Pick out the lines below with "this" and list them.
>> START Given data
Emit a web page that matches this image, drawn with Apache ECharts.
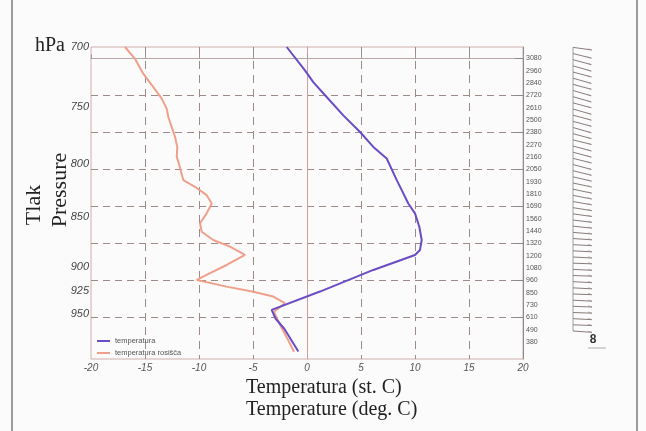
<!DOCTYPE html>
<html>
<head>
<meta charset="utf-8">
<script src="https://cdn.jsdelivr.net/npm/echarts@6/dist/echarts.min.js"></script>
<style>html,body{margin:0;padding:0;background:#fbfbfb}#c{width:646px;height:431px}</style>
</head>
<body>
<div id="c"></div>
<script>
// ---- data ----
var tempP = [700, 719, 728.7, 741.2, 756.9, 771.4, 784.7, 795.2, 815.1, 824.4, 837.1, 846.6, 859.7, 872.8, 882.9, 887.9, 903.2, 925.8, 945.4, 955, 966, 991.4];
var tempT = [-1.88, -0.19, 0.58, 1.82, 3.36, 4.91, 6.14, 7.38, 8.31, 8.77, 9.38, 10.0, 10.4, 10.62, 10.46, 10.0, 6.14, 1.2, -3.27, -2.9, -2.1, -0.8];
var dewP = [700, 709.5, 721.7, 732.8, 742.6, 751.1, 758.3, 767.0, 775.8, 784.7, 793.7, 801.3, 815.1, 821.3, 829.2, 837.1, 846.6, 856.3, 864.6, 872.8, 879.5, 887.9, 898.1, 906.6, 913.6, 920.6, 925.9, 931.1, 938.2, 947.5, 961.6, 978.2, 991.7];
var dewT = [-16.85, -15.93, -15.16, -14.23, -13.45, -12.99, -12.84, -12.53, -12.22, -12.01, -12.06, -11.82, -11.45, -10.37, -9.29, -8.82, -9.29, -9.91, -9.75, -8.68, -7.13, -5.74, -7.44, -8.98, -10.21, -7.44, -4.97, -3.12, -2.04, -3.06, -2.5, -1.76, -1.2];
var pressureTicks = [700, 750, 800, 850, 900, 925, 950];
var tempTicks = [-20, -15, -10, -5, 0, 5, 10, 15, 20];
var heightLabels = ['3080','2960','2840','2720','2610','2500','2380','2270','2160','2050','1930','1810','1690','1560','1440','1320','1200','1080','960','850','730','610','490','380'];
var heightMajor = [0, 3, 6, 9, 12, 15, 18, 21];
var barbLevel = [-0.9,-0.4,0.1,0.6,1.1,1.6,2.1,2.6,3.1,3.6,4.1,4.6,5.1,5.6,6.1,6.6,7.1,7.6,8.1,8.6,9.1,9.6,10.1,10.6,11.1,11.6,12.1,12.6,13.1,13.6,14.1,14.6,15.1,15.6,16.1,16.6,17.1,17.6,18.1,18.6,19.1,19.6,20.1,20.6,21.1,21.6,22.1];
var barbAngle = [8,14,15,16,15,16,15,16,16,15,16,15,15,16,15,14,15,15,14,15,14,13,12,12,11,10,9,8,7,6,5,4,3,3,3,2,3,2,3,3,2,3,2,2,3,2,4];
var seriesNames = ['temperatura', 'temperatura rosišča'];

var chart = echarts.init(document.getElementById('c'));
var serif = '"Liberation Serif","DejaVu Serif",serif';
var gridCol = '#9d8b88';
var option = {
  backgroundColor: '#fbfbfb',
  animation: false,
  grid: [
    {left: 91, top: 47, width: 432, height: 312, show: true, borderColor: '#cfaeae', borderWidth: 1},
    {left: 573, top: 47, width: 30, height: 312}
  ],
  xAxis: [
    {type: 'value', gridIndex: 0, min: -20, max: 20, interval: 5,
     axisLine: {show: true, lineStyle: {color: '#b9a8a8', width: 1}},
     axisTick: {show: true, inside: true, length: 4, lineStyle: {color: '#999'}},
     axisLabel: {color: '#555', fontSize: 10, fontStyle: 'italic', fontFamily: 'Liberation Sans', margin: 4},
     splitLine: {show: true, showMinLine: false, showMaxLine: false, lineStyle: {color: gridCol, type: [8, 6], width: 1}}},
    {type: 'value', gridIndex: 1, min: 0, max: 1, show: false}
  ],
  yAxis: [
    {type: 'value', gridIndex: 0, inverse: true, min: Math.log(700), max: Math.log(1000),
     axisLine: {show: true, lineStyle: {color: '#d49c9c', width: 1}},
     axisTick: {show: false},
     splitLine: {show: false},
     axisLabel: {customValues: pressureTicks.map(function (p) { return Math.log(p); }),
       formatter: function (v) { return String(Math.round(Math.exp(v))); },
       color: '#444', fontSize: 11, fontStyle: 'italic', fontFamily: 'Liberation Sans', margin: 2}},
    {type: 'value', gridIndex: 0, position: 'right', inverse: true, min: -0.93, max: 24.37,
     axisLine: {show: true, lineStyle: {color: '#8a8a8a', width: 1}},
     axisTick: {show: true, inside: true, length: 8, customValues: heightMajor, lineStyle: {color: '#8a8a8a'}},
     splitLine: {show: true, lineStyle: {color: gridCol, type: [7, 5], width: 1}},
     axisLabel: {customValues: heightLabels.map(function (s, i) { return i; }),
       formatter: function (v) { return heightLabels[Math.round(v)]; },
       color: '#555', fontSize: 7, fontFamily: 'Liberation Sans', margin: 3}},
    {type: 'value', gridIndex: 1, inverse: true, min: -0.93, max: 24.37, show: false}
  ],
  legend: {
    left: 92, top: 332, orient: 'vertical', itemWidth: 13, itemHeight: 2, itemGap: 4, icon: 'rect',
    textStyle: {fontSize: 7.5, color: '#555', fontFamily: 'Liberation Sans'},
    data: seriesNames
  },
  series: [
    {name: seriesNames[0], type: 'line', xAxisIndex: 0, yAxisIndex: 0, symbol: 'none', smooth: false,
     lineStyle: {color: '#6a4cc4', width: 2}, itemStyle: {color: '#6a4cc4'},
     data: tempP.map(function (p, i) { return [tempT[i], Math.log(p)]; }), z: 4},
    {name: seriesNames[1], type: 'line', xAxisIndex: 0, yAxisIndex: 0, symbol: 'none', smooth: false,
     lineStyle: {color: '#f0a08a', width: 2}, itemStyle: {color: '#f0a08a'},
     data: dewP.map(function (p, i) { return [dewT[i], Math.log(p)]; }), z: 3},
    {type: 'line', xAxisIndex: 1, yAxisIndex: 2, symbol: 'none', silent: true,
     lineStyle: {color: '#888', width: 0.8},
     data: [[0, barbLevel[0]], [0, barbLevel[barbLevel.length - 1]]]},
    {type: 'custom', xAxisIndex: 1, yAxisIndex: 2, silent: true,
     encode: {x: 0, y: 1},
     data: barbLevel.map(function (l, i) { return [0, l, barbAngle[i]]; }),
     renderItem: function (params, api) {
       var p = api.coord([api.value(0), api.value(1)]);
       var a = api.value(2) * Math.PI / 180, L = 19;
       var x2 = p[0] + L * Math.cos(a), y2 = p[1] + L * Math.sin(a);
       return {type: 'group', children: [
         {type: 'line', shape: {x1: p[0], y1: p[1], x2: x2, y2: y2}, style: {stroke: '#7a6e6e', lineWidth: 0.9}},
         {type: 'line', shape: {x1: x2 - 4, y1: y2 - 1.2, x2: x2, y2: y2}, style: {stroke: '#a08c8c', lineWidth: 0.7}}
       ]};
     }}
  ],
  graphic: [
    {type: 'line', shape: {x1: 12, y1: 0, x2: 12, y2: 431}, style: {stroke: '#7d7d7d', lineWidth: 1.5}},
    {type: 'line', shape: {x1: 637, y1: 0, x2: 637, y2: 431}, style: {stroke: '#7d7d7d', lineWidth: 1.5}},
    {type: 'text', left: 35, top: 36, style: {text: 'hPa', font: '20px ' + serif, fill: '#222'}},
    {type: 'text', x: 34, y: 205, rotation: Math.PI / 2, style: {text: 'Tlak', font: '22px ' + serif, fill: '#222', align: 'center', verticalAlign: 'middle'}},
    {type: 'text', x: 60, y: 190, rotation: Math.PI / 2, style: {text: 'Pressure', font: '22px ' + serif, fill: '#222', align: 'center', verticalAlign: 'middle'}},
    {type: 'text', x: 246, y: 388, style: {text: 'Temperatura (st. C)', font: '20px ' + serif, fill: '#222', verticalAlign: 'middle'}},
    {type: 'text', x: 246, y: 410, style: {text: 'Temperature (deg. C)', font: '20px ' + serif, fill: '#222', verticalAlign: 'middle'}},
    {type: 'text', x: 593, y: 340, style: {text: '8', font: 'bold 12px "Liberation Sans"', fill: '#333', align: 'center', verticalAlign: 'middle'}},
    {type: 'line', shape: {x1: 588, y1: 348, x2: 606, y2: 348}, style: {stroke: '#999', lineWidth: 0.8}}
  ]
};
chart.setOption(option);
</script>
</body>
</html>
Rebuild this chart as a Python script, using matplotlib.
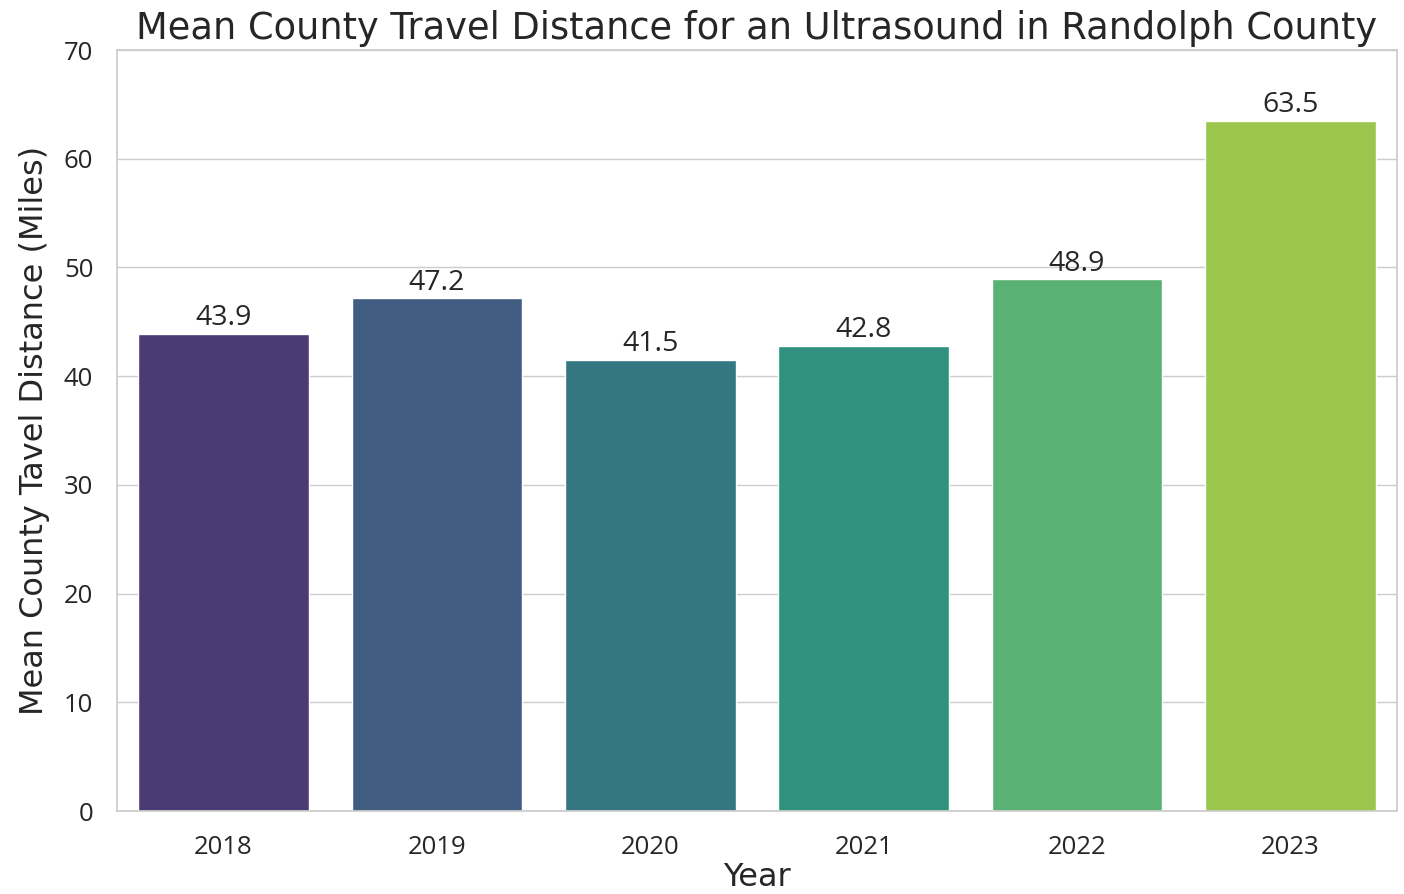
import numpy as np
import matplotlib as mpl
mpl.use('Agg')
import matplotlib.pyplot as plt
import seaborn as sns
import pandas as pd

years = ['2018', '2019', '2020', '2021', '2022', '2023']
mean_distance = [43.9, 47.2, 41.5, 42.8, 48.9, 63.5]

sns.set_theme(style='whitegrid')
plt.rcParams['font.family'] = ['Open Sans', 'DejaVu Sans']

df = pd.DataFrame({'Year': years, 'Distance': mean_distance})

fig = plt.figure(figsize=(14.04, 8.94), dpi=100)
ax = fig.add_axes([0.0833, 0.0928, 0.9117, 0.8512])
sns.barplot(data=df, x='Year', y='Distance', hue='Year', palette='viridis',
            legend=False, ax=ax)

# value on top of each bar
for cont in ax.containers:
    ax.bar_label(cont, fmt='%.1f', fontsize=20.5, padding=1, color='#262626')

ax.set_ylim(0, 70)
ax.set_title('Mean County Travel Distance for an Ultrasound in Randolph County',
             fontsize=26.5, fontfamily='DejaVu Sans', pad=8)
ax.set_xlabel('Year', fontsize=23, fontfamily='DejaVu Sans', labelpad=2)
ax.set_ylabel('Mean County Tavel Distance (Miles)', fontsize=23,
              fontfamily='DejaVu Sans', labelpad=10)
ax.tick_params(axis='x', labelsize=18.5, pad=11)
ax.tick_params(axis='y', labelsize=18.5, pad=11)

plt.savefig('out.png', dpi=100)
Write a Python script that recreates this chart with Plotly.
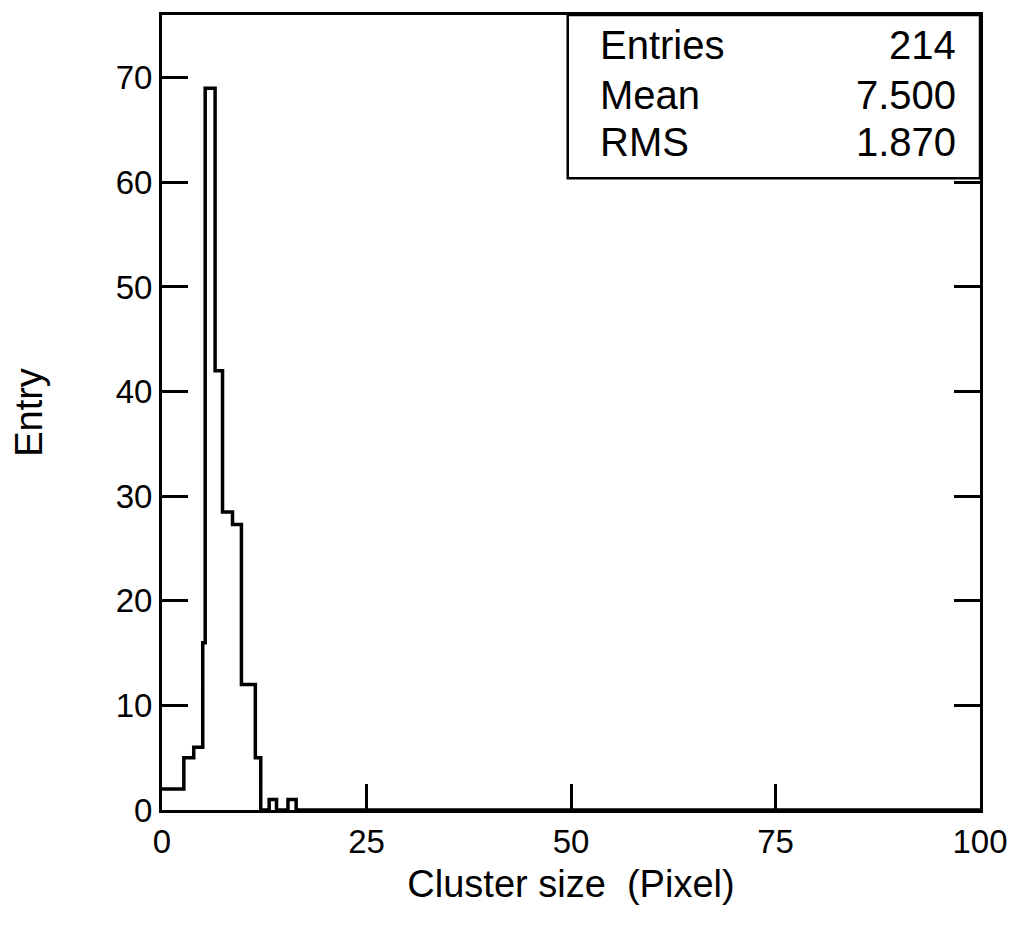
import plotly.graph_objects as go

# Histogram (bin edges in "Cluster size" units, counts)
bin_edges = [0, 2.67, 3.88, 4.98, 5.28, 6.49, 7.40, 8.62, 9.71, 11.41, 12.07,
             13.1, 14.0, 15.4, 16.4, 100]
counts = [2, 5, 6, 16, 69, 42, 28.5, 27.3, 12, 5, 0, 1, 0, 1, 0]

x_ticks = [0, 25, 50, 75, 100]
y_ticks = [0, 10, 20, 30, 40, 50, 60, 70]

stat_names = ["Entries", "Mean", "RMS"]
stat_values = ["214", "7.500", "1.870"]

FONT = "Liberation Sans, Arial, Helvetica, sans-serif"

fig = go.Figure()
fig.add_trace(go.Scatter(
    x=bin_edges,
    y=counts + [counts[-1]],
    mode="lines",
    line=dict(shape="hv", color="black", width=3.5),
    hoverinfo="skip",
    showlegend=False,
))

# statistics box
fig.add_shape(type="rect", xref="paper", yref="paper",
              x0=0.496, x1=1.0, y0=0.7945, y1=1.0,
              line=dict(color="black", width=2.5), fillcolor="white", layer="above")
row_y = [0.9625, 0.899, 0.840]
for name, val, yy in zip(stat_names, stat_values, row_y):
    fig.add_annotation(xref="paper", yref="paper", x=0.533, y=yy, text=name,
                       showarrow=False, xanchor="left", yanchor="middle",
                       font=dict(family=FONT, size=40, color="black"))
    fig.add_annotation(xref="paper", yref="paper", x=0.973, y=yy, text=val,
                       showarrow=False, xanchor="right", yanchor="middle",
                       font=dict(family=FONT, size=40, color="black"))

fig.update_layout(
    width=1028, height=937,
    margin=dict(l=162, r=48, t=12, b=127),
    paper_bgcolor="white", plot_bgcolor="white",
    font=dict(family=FONT, color="black"),
    xaxis=dict(
        range=[0, 100], tickvals=x_ticks, ticktext=[str(v) for v in x_ticks],
        ticks="inside", ticklen=26, tickwidth=3, tickcolor="black",
        showline=True, linecolor="black", linewidth=3, mirror=True,
        showgrid=False, zeroline=False,
        tickfont=dict(size=33),
        title=dict(text="Cluster size \u00a0(Pixel)", font=dict(size=38), standoff=12),
    ),
    yaxis=dict(
        range=[0, 76], tickvals=y_ticks, ticktext=[str(v) for v in y_ticks],
        ticks="inside", ticklen=26, tickwidth=3, tickcolor="black",
        showline=True, linecolor="black", linewidth=3, mirror="ticks",
        showgrid=False, zeroline=False,
        tickfont=dict(size=33),
        title=dict(text="Entry", font=dict(size=38), standoff=62),
    ),
)

fig.write_html("out.html", config={"displayModeBar": False},
               post_script="document.body.style.margin='0';")
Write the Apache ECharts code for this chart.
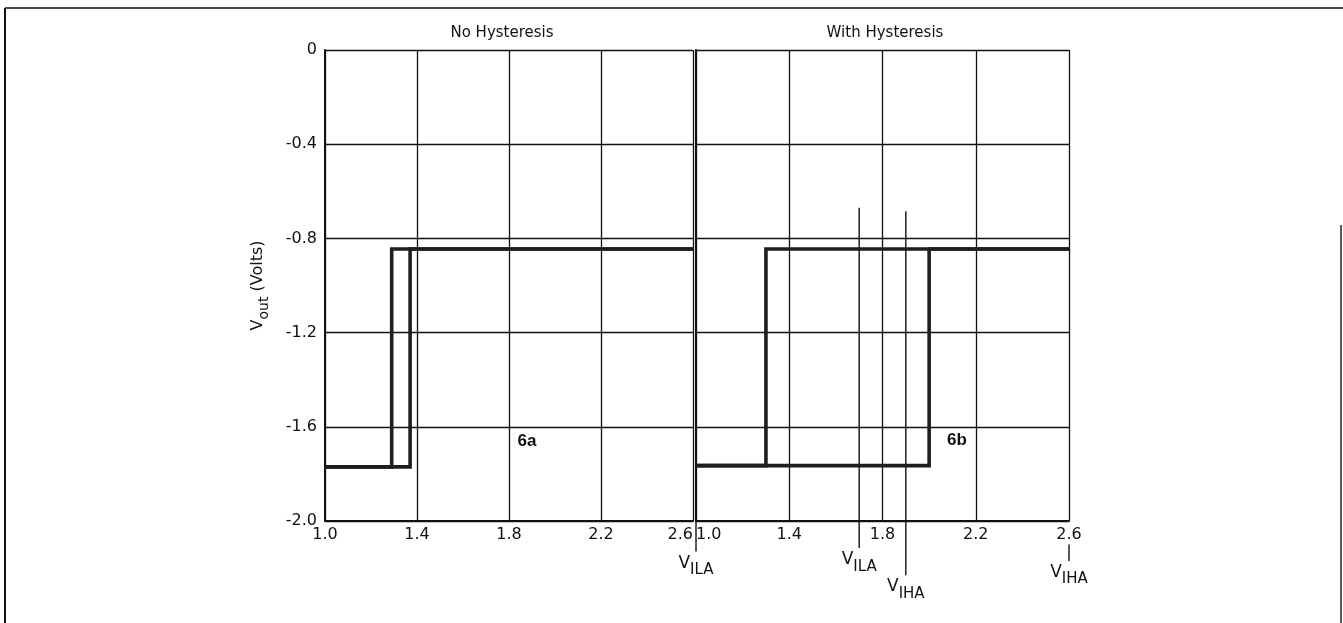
>> END Given data
Problem solution:
Emit a web page that matches this image, drawn with Apache ECharts.
Rebuild this chart as a Python script, using matplotlib.
Write a Python script that recreates this chart with Plotly.
Write the Apache ECharts code for this chart.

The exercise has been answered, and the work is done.